CNP: At the Consumer Electronics Show, in January, you showed me a little card stating Motorola's corporate values and mentioned a big internal fight over the wording.
ZANDER: The line we fought over is "We're here to win." In Silicon Valley—I don't care if you're in last place—you think about winning every day. That line was too aggressive for some people at Motorola, but we're now No. 1 in set-top boxes for cable TV. We're No. 1 in government and public-safety radio communications.
CNP: Soon after you arrived at Motorola, the company came up with this game-changing piece of technology, the Razr. Was that a process you can repeat, or was it luck?
ZANDER: I'm always asked, "What's after Razr?" And I say, "The C.E.O. doesn't design phones." There was a small team developing the Razr before I got there. When I saw the technology, it blew me away. But I remember visiting some of our carrier partners and being told, "This is not going to work. We don't want it. There's not a market for these things."
CNP: What's the next Razr?
ZANDER: The Razr was like hitting a grand slam, and you can't hit a grand slam every time. You win baseball games with lots of singles and doubles, good fielding, good pitching. In the global device business, if you want to be successful, you have to be maniacally boring.
CNP: What do you mean?
ZANDER: It's about having lots of products come out on time. It's the supply chain. It's the cost structure.

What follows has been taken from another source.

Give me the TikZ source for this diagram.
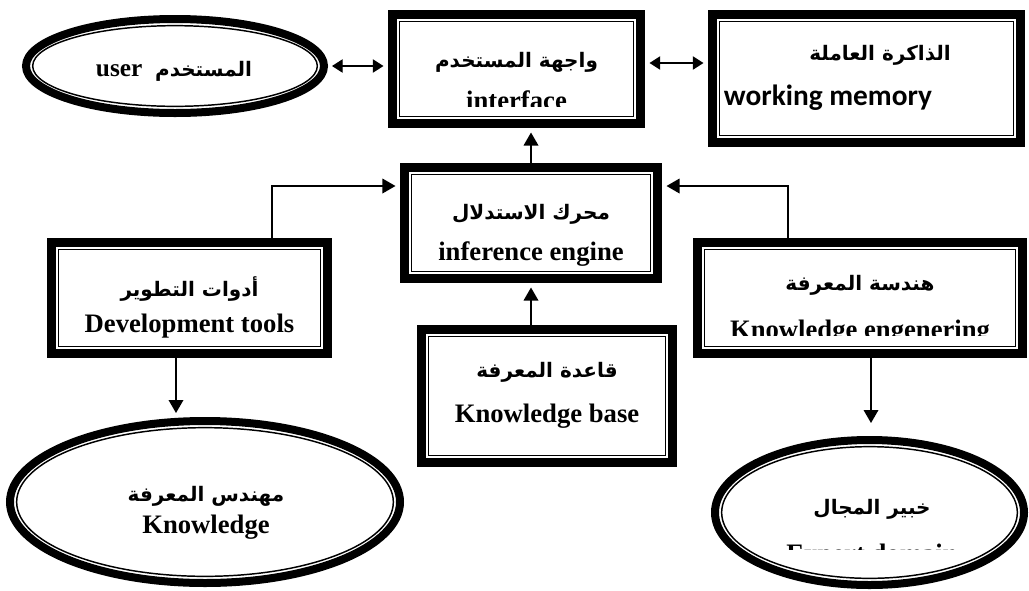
\documentclass[tikz,border=0pt]{standalone}
\usepackage{fontspec}
\setmainfont{Liberation Serif}[BoldFont={Liberation Serif Bold}]
\newfontfamily\arabicfont[Script=Arabic]{DejaVu Sans}
\newfontfamily\calib{Carlito}
\TeXXeTstate=1
\usetikzlibrary{arrows.meta,shapes.geometric,calc}
\tikzset{
 boxnode/.style={rectangle, draw, line width=6.75pt, inner sep=0pt, fill=white,
   path picture={\draw[line width=1.1pt] ([shift={(5.4pt,5.4pt)}]path picture bounding box.south west) rectangle ([shift={(-5.4pt,-5.4pt)}]path picture bounding box.north east);}},
 ellnode/.style={ellipse, draw, line width=6pt, inner sep=0pt, fill=white,
   path picture={\draw[line width=1.1pt] let \p1=(path picture bounding box.north east), \p2=(path picture bounding box.center) in (\p2) ellipse [x radius=\x1-\x2-5pt, y radius=\y1-\y2-5pt];}},
 en/.style={font=\bfseries\fontsize{20pt}{24pt}\selectfont, inner sep=0pt, anchor=base},
 ar/.style={font=\arabicfont\bfseries\fontsize{15pt}{18pt}\selectfont, inner sep=0pt},
 conn/.style={line width=1pt},
 tip/.style={-{Triangle[length=9.75pt,width=11pt]}},
 dbltip/.style={{Triangle[length=8pt,width=10pt]}-{Triangle[length=8pt,width=10pt]}},
}
\begin{document}
\begin{tikzpicture}[x=0.75pt,y=-0.75pt]
\useasboundingbox (0,0) rectangle (1029,590);
% boxes
\node[boxnode, minimum width=186pt, minimum height=81.75pt] (iface) at (516.5,69) {};
\node[boxnode, minimum width=231pt, minimum height=96pt] (wm) at (866.5,78.5) {};
\node[boxnode, minimum width=189.75pt, minimum height=83.25pt] (inf) at (531,223) {};
\node[boxnode, minimum width=207pt, minimum height=83.25pt] (dev) at (189.5,298) {};
\node[boxnode, minimum width=243.75pt, minimum height=83.25pt] (ke) at (860,298) {};
\node[boxnode, minimum width=188.25pt, minimum height=99.75pt] (kb) at (547,396) {};
% ellipses
\node[ellnode, minimum width=223.5pt, minimum height=70.5pt] (user) at (175,66) {};
\node[ellnode, minimum width=292.5pt, minimum height=121.5pt] (keng) at (205,502) {};
\node[ellnode, minimum width=231.75pt, minimum height=108.75pt] (expert) at (869.5,512.5) {};
% texts
\node[inner sep=0pt, anchor=base] (tuser) at (174,76) {\bfseries\fontsize{19pt}{22pt}\selectfont user~~{\arabicfont\fontsize{15pt}{18pt}\selectfont\beginR المستخدم\endR}};
\node[ar] (aiface) at (516.5,62) {\beginR واجهة المستخدم\endR};
\begin{scope}
\clip (400,20) rectangle (635,106);
\node[en] (tiface) at (516.5,109) {interface};
\end{scope}
\node[ar] (awm) at (880,55) {\beginR الذاكرة العاملة\endR};
\node[inner sep=0pt, anchor=base, font=\calib\bfseries\fontsize{22pt}{26pt}\selectfont] (twm) at (828,105) {working memory};
\node[ar] (ainf) at (531,214) {\beginR محرك الاستدلال\endR};
\node[en] (tinf) at (531,260) {inference engine};
\node[ar] (adev) at (189.5,289) {\beginR أدوات التطوير\endR};
\node[en] (tdev) at (189.5,332) {Development tools};
\node[ar] (ake) at (860,285) {\beginR هندسة المعرفة\endR};
\begin{scope}
\clip (705,250) rectangle (1015,335);
\node[en] (tke) at (860,338) {Knowledge engenering};
\end{scope}
\node[ar] (akb) at (547,372) {\beginR قاعدة المعرفة\endR};
\node[en] (tkb) at (547,422) {Knowledge base};
\node[ar] (akeng) at (206,496) {\beginR مهندس المعرفة\endR};
\node[en] (tkeng) at (206,533) {Knowledge};
\node[ar] (aexp) at (872,509) {\beginR خبير المجال\endR};
\begin{scope}
\clip (720,530) rectangle (1020,549);
\node[en] (texp) at (872,562) {Expert domain};
\end{scope}
% connectors
\coordinate (jl) at (272,186);
\coordinate (jr) at (788,186);
\coordinate (dl) at (176,0);
\coordinate (ex) at (871,423);
\draw[conn, dbltip, shorten <=3pt, shorten >=3.4pt] (user.east) -- (user.east -| iface.west);
\draw[conn, dbltip, shorten <=3.4pt, shorten >=3.4pt] ([yshift=4.5pt]iface.east) -- ([yshift=4.5pt]iface.east -| wm.west);
\draw[conn, tip, shorten >=3.4pt] (inf.north) -- (inf.north |- iface.south);
\draw[conn, tip, shorten >=3.4pt] (inf.south |- kb.north) -- (inf.south);
\draw[conn, tip, shorten >=3.4pt] (jl |- dev.north) -- (jl) -- (jl -| inf.west);
\draw[conn, tip, shorten >=3.4pt] (jr |- ke.north) -- (jr) -- (jr -| inf.east);
\draw[conn, tip, shorten >=3pt] (dl |- dev.south) -- (dl |- keng.north);
\draw[conn, tip] (ex |- ke.south) -- (ex);
\end{tikzpicture}
\end{document}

CNP: You've taken some hits recently for not buying Navteq. It's in your backyard; former Motorola C.E.O. Chris Galvin is the chairman...
ZANDER: I didn't know that about Chris Galvin.
CNP: He didn't call you up and say, "Ed, you should buy this company"?
ZANDER: No. But even if he had, Navteq has nothing to do with us. We're not in the applications business. You've got to pick what side you want to be on. Our goal is to provide the best platform for developers to create applications.